Members of the Association of Secondary Teachers Ireland will withdraw from after-school meetings and refuse to do additional unpaid administrative work.
ASTI members will not co-operate with training for the new Junior Cycle programme.
The initial impact on schools is expected to be small, but some have already been forced to cancel open nights for prospective students.
Schools say problems are likely to build up in the coming weeks.
They say they can postpone parent-teacher meetings, but not indefinitely.
The schools most affected will be voluntary or religious-run.
Second-level teachers who are members of the Teachers' Union of Ireland are not involved in the action.
The TUI and the Irish National Teachers' Organisation supported the Haddington Road proposals.
ASTI General Secretary Pat King has appealed to the Government to enter talks with a view to resolving issues that have led to the industrial action.
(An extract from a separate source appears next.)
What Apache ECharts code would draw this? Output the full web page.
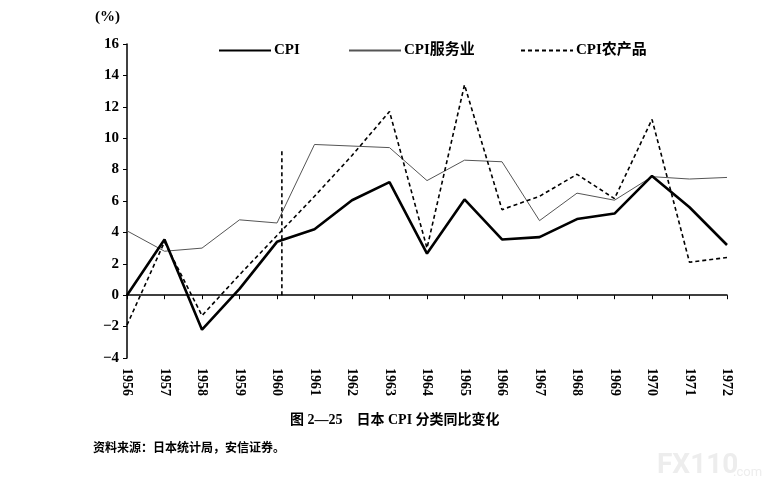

Mr King said he believes there is a resolution to be found to the union's dispute.
He said he was concerned that the action could drag on until it became critical.
Mr King said the solution, as in all disputes, was for people to discuss and negotiate.
Elsewhere, around 200 protesters gathered outside the Department of Education to demonstrate against further cuts to primary education.
Teachers, parents and children attended the rally, which was called by the Irish National Teachers' Organisation.
Speakers called on Minister Ruairi Quinn not to increase class sizes generally and called for a reversal of planned increases in the pupil-teacher ratio for small schools.